If the first casualty of war is the truth, the second casualty is verse.

From the doves

I have to hand the award for “Funniest comment on the Beastie Boys’ new single I’ve heard” to Joe Macare and his blog, The New Hip Hop, Political Correctness Trend:

Peace is good and war is BAD / I got a trust fund from my DAD!

Everybody’s favourite wealthy white Manhattanite rappers, the Beastie Boys, have written an anti-war anthem.

“Now don’t get us wrong ’cause we love America

But that’s no reason to get hysterica”

Now, granted, I haven’t had the chance to actually hear the song ‘In A World Gone Mad’ yet, but the lyrics are bad. Very bad. If I’m 100% honest, there is no difference in *quality* between this swill and Poets For The War – obviously, I agree with the sentiment of the Beasties’ effort and not the latter, but they are essentially two sides of the same deeply embarrassing coin.

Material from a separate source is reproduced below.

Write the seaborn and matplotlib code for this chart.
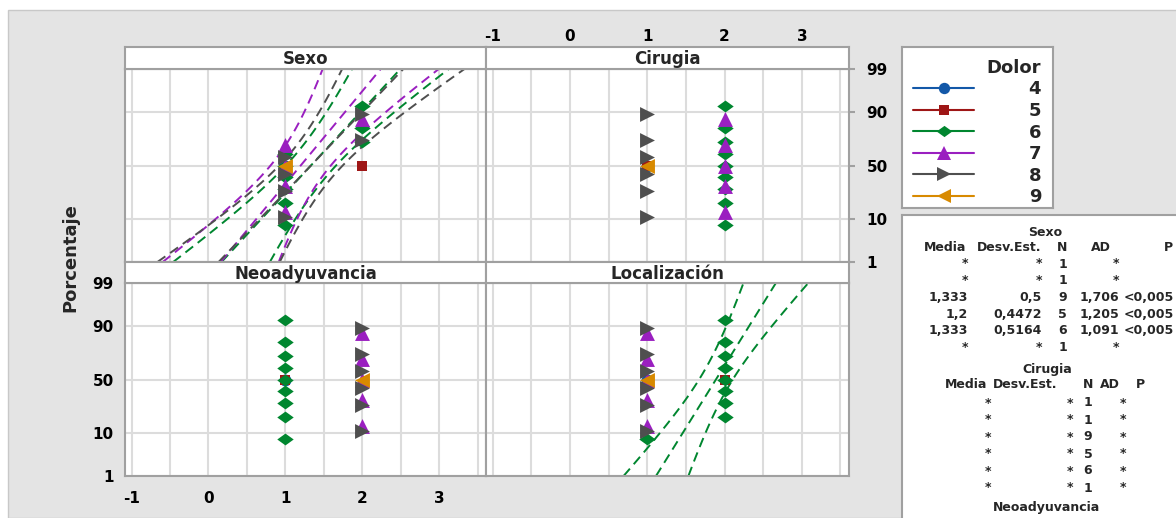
import numpy as np
import pandas as pd
import seaborn as sns
import matplotlib
matplotlib.use("Agg")
import matplotlib.pyplot as plt
from matplotlib.lines import Line2D
from matplotlib.patches import Rectangle
from statistics import NormalDist

# datos: valores por grupo de Dolor (4..9) en cada panel
dolor = [4, 5, 6, 7, 8, 9]
paneles = ["Sexo", "Cirugia", "Neoadyuvancia", "Localización"]
sexo = [[1], [2], [1, 1, 1, 1, 1, 1, 2, 2, 2], [1, 1, 1, 1, 2], [1, 1, 1, 1, 2, 2], [1]]
cirugia = [[1], [1], [2, 2, 2, 2, 2, 2, 2, 2, 2], [2, 2, 2, 2, 2], [1, 1, 1, 1, 1, 1], [1]]
neoadyuvancia = [[1], [1], [1, 1, 1, 1, 1, 1, 1, 1, 1], [2, 2, 2, 2, 2], [2, 2, 2, 2, 2, 2], [2]]
localizacion = [[1], [2], [1, 2, 2, 2, 2, 2, 2, 2, 2], [1, 1, 1, 1, 1], [1, 1, 1, 1, 1, 1], [1]]
pct_ticks = [1, 10, 50, 90, 99]
x_ticks = [-1, 0, 1, 2, 3]

# tabla de estadisticos (como aparece en Minitab)
tabla_cols = ["Media", "Desv.Est.", "N", "AD", "P"]
sexo_media = ["*", "*", "1,333", "1,2", "1,333", "*"]
sexo_desv = ["*", "*", "0,5", "0,4472", "0,5164", "*"]
sexo_n = ["1", "1", "9", "5", "6", "1"]
sexo_ad = ["*", "*", "1,706", "1,205", "1,091", "*"]
sexo_p = ["", "", "<0,005", "<0,005", "<0,005", ""]
cir_media = ["*", "*", "*", "*", "*", "*"]
cir_desv = ["*", "*", "*", "*", "*", "*"]
cir_n = ["1", "1", "9", "5", "6", "1"]
cir_ad = ["*", "*", "*", "*", "*", "*"]
cir_p = ["", "", "", "", "", ""]

colores = {4: "#1358a8", 5: "#9e1616", 6: "#00862f", 7: "#9a1fc0", 8: "#4f4f4f", 9: "#d88a00"}
diamante = [(-1, 0), (0, 0.72), (1, 0), (0, -0.72), (-1, 0)]
marcas = {4: "o", 5: "s", 6: diamante, 7: "^", 8: ">", 9: "<"}
tamanos = {4: 74, 5: 52, 6: 140, 7: 115, 8: 115, 9: 115}

sns.set_style("white")
plt.rcParams["font.family"] = ["DejaVu Sans"]
plt.rcParams["font.weight"] = "bold"
plt.rcParams["axes.unicode_minus"] = False

nd = NormalDist()
filas = []
for panel, grupos in zip(paneles, [sexo, cirugia, neoadyuvancia, localizacion]):
    for d, vals in zip(dolor, grupos):
        v = sorted(vals)
        n = len(v)
        for i, x in enumerate(v, 1):
            filas.append(dict(panel=panel, Dolor=d, valor=x, z=nd.inv_cdf((i - 0.3) / (n + 0.4))))
df = pd.DataFrame(filas)

W, H = 1176, 518
fig = plt.figure(figsize=(W / 100, H / 100), dpi=100, facecolor="white")
fig.add_artist(Rectangle((8 / W, 0), 1, 1 - 10 / H, transform=fig.transFigure,
                         facecolor="#e4e4e4", edgecolor="#c8c8c8", lw=1, zorder=-1))


def caja(x0, y0, x1, y1):
    return [x0 / W, 1 - y1 / H, (x1 - x0) / W, (y1 - y0) / H]


gris = "#a0a0a0"
xlim = (-1.085, 3.61)
zlim = (nd.inv_cdf(0.01), nd.inv_cdf(0.99))
zt = [nd.inv_cdf(p / 100) for p in pct_ticks]
zz = np.linspace(zlim[0], zlim[1], 80)

pos = {"Sexo": (125, 486, 47, 69, 262), "Cirugia": (486, 849, 47, 69, 262),
       "Neoadyuvancia": (125, 486, 262, 283, 476), "Localización": (486, 849, 262, 283, 476)}

for panel in paneles:
    x0, x1, ys, yp, yb = pos[panel]
    ax = fig.add_axes(caja(x0, yp, x1, yb))
    st = fig.add_axes(caja(x0, ys, x1, yp))
    ax.set_xlim(xlim)
    ax.set_ylim(zlim)
    ax.set_xticks(x_ticks)
    ax.set_xticks(np.arange(-0.5, 3.6, 1), minor=True)
    ax.set_yticks(zt)
    ax.set_yticklabels([str(p) for p in pct_ticks])
    ax.grid(True, which="both", color="#dcdcdc", lw=1.5)
    ax.set_axisbelow(True)
    ax.tick_params(which="minor", length=0)
    for s in ax.spines.values():
        s.set_color(gris)
        s.set_linewidth(1.5)

    sub = df[df.panel == panel]
    # ajuste normal y bandas de confianza del 95%
    for d in dolor:
        g = sub[sub.Dolor == d].valor.to_numpy(dtype=float)
        if len(g) > 1 and g.std(ddof=1) > 0:
            mu, sd, n = g.mean(), g.std(ddof=1), len(g)
            mid = mu + zz * sd
            se = sd * np.sqrt((1 + zz ** 2 / 2) / n)
            for xl in (mid - 1.96 * se, mid, mid + 1.96 * se):
                ax.plot(xl, zz, color=colores[d], lw=1.4, ls=(0, (5, 3)), zorder=2)
    for d in dolor:
        g = sub[sub.Dolor == d]
        sns.scatterplot(data=g, x="valor", y="z", color=colores[d], marker=marcas[d],
                        s=tamanos[d], linewidth=0, ax=ax, legend=False, zorder=3)
    ax.set_xlabel("")
    ax.set_ylabel("")

    st.set_facecolor("white")
    st.set_xlim(xlim)
    st.set_yticks([])
    for s in st.spines.values():
        s.set_color(gris)
        s.set_linewidth(1.5)
    st.text(0.5, 0.45, panel, ha="center", va="center", transform=st.transAxes,
            fontsize=12, fontweight="bold")

    tl = dict(colors=gris, labelcolor="black", labelsize=11, width=1.5)
    if panel == "Sexo":
        ax.tick_params(which="major", length=0, labelleft=False, labelbottom=False)
        st.set_xticks([])
    elif panel == "Cirugia":
        ax.yaxis.tick_right()
        ax.tick_params(axis="y", which="major", length=4.5, pad=8, **tl)
        ax.tick_params(axis="x", which="major", length=0, labelbottom=False)
        st.set_xticks(x_ticks)
        st.xaxis.tick_top()
        st.tick_params(axis="x", length=0, pad=2, **tl)
    elif panel == "Neoadyuvancia":
        ax.tick_params(axis="y", which="major", length=7, pad=1, **tl)
        ax.tick_params(axis="x", which="major", length=3.6, pad=7, **tl)
        st.set_xticks([])
    else:
        ax.tick_params(which="major", length=0, labelleft=False, labelbottom=False)
        st.set_xticks([])

fig.text(70 / W, 1 - 258 / H, "Porcentaje", rotation=90, ha="center", va="center",
         fontsize=13, fontweight="bold")

# leyenda
lg = fig.add_axes(caja(902, 47, 1053, 208))
lg.set_xticks([])
lg.set_yticks([])
for s in lg.spines.values():
    s.set_color(gris)
    s.set_linewidth(1.5)
handles = [Line2D([0], [0], color=colores[d], lw=1.5, marker=marcas[d],
                  markersize=np.sqrt(tamanos[d]) * 0.95, markeredgewidth=0) for d in dolor]
lg.legend(handles, [str(d) for d in dolor], title="Dolor", loc="upper right",
          bbox_to_anchor=(1, 1), frameon=False, fontsize=13,
          title_fontproperties={"weight": "bold", "size": 13}, alignment="right",
          handlelength=3.4, handletextpad=3.0, labelspacing=0.2, borderaxespad=0.2,
          borderpad=0.45)

# tabla de estadisticos
tb = fig.add_axes(caja(902, 215, 1200, 540))
tb.set_xticks([])
tb.set_yticks([])
for s in tb.spines.values():
    s.set_color(gris)
    s.set_linewidth(1.5)


def t(x, y, s, ha="center"):
    fig.text(x / W, 1 - y / H, s, ha=ha, va="center", fontsize=9, fontweight="bold")


t(1045, 232, "Sexo")
for x, c in zip([945, 1009, 1062, 1101, 1168], tabla_cols):
    t(x, 248, c)
for i, fila in enumerate(zip(sexo_media, sexo_desv, sexo_n, sexo_ad, sexo_p)):
    for x, v in zip([968, 1042, 1067, 1119, 1174], fila):
        t(x, 264 + 16.7 * i, v, ha="right")

t(1047, 369, "Cirugia")
for x, c in zip([966, 1025, 1088, 1110, 1140], tabla_cols):
    t(x, 385, c)
for i, fila in enumerate(zip(cir_media, cir_desv, cir_n, cir_ad, cir_p)):
    for x, v in zip([988, 1070, 1088, 1123, 1140], fila):
        t(x, 403 + 17 * i, v)

t(1047, 507, "Neoadyuvancia")

fig.savefig("out.png", dpi=100, facecolor=fig.get_facecolor())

Go check out the rest of the entry — Macare doesn’t have perma-links on his site, so just visit it and look for the entry for Thursday, March 13th.

From the hawks

I saw the link in Joe Macare’s blog entry to Poets for the War and decided to pay that site a visit. It’s a treasure-trove of bum-clenchingly bad poesy. Here are the final two lines from James Starling’s (I nominate him for Soldier of Fortune magazine’s future poet laureate) study in contrasts, The Two War Protestors. Here, he borrows the “Bet you didn’t expect this!” trick from Edward Arlington Robinson’s Richard Cory:

That night, Abdul did return to his neighborhood

In a black trashbag, with his severed head in a hood.

Rhyming neighbourhood with hood is, in my opinion, the ballsiest move since Canadian rock band Trooper’s Boys in the Bright White Sports Car:

Here they are

The boys in the bright white sports car

Waving their arms in the air

Who do they think they are?

And where did they get that car?

Rhyming car with car?! Pure. Lyrical. Genius.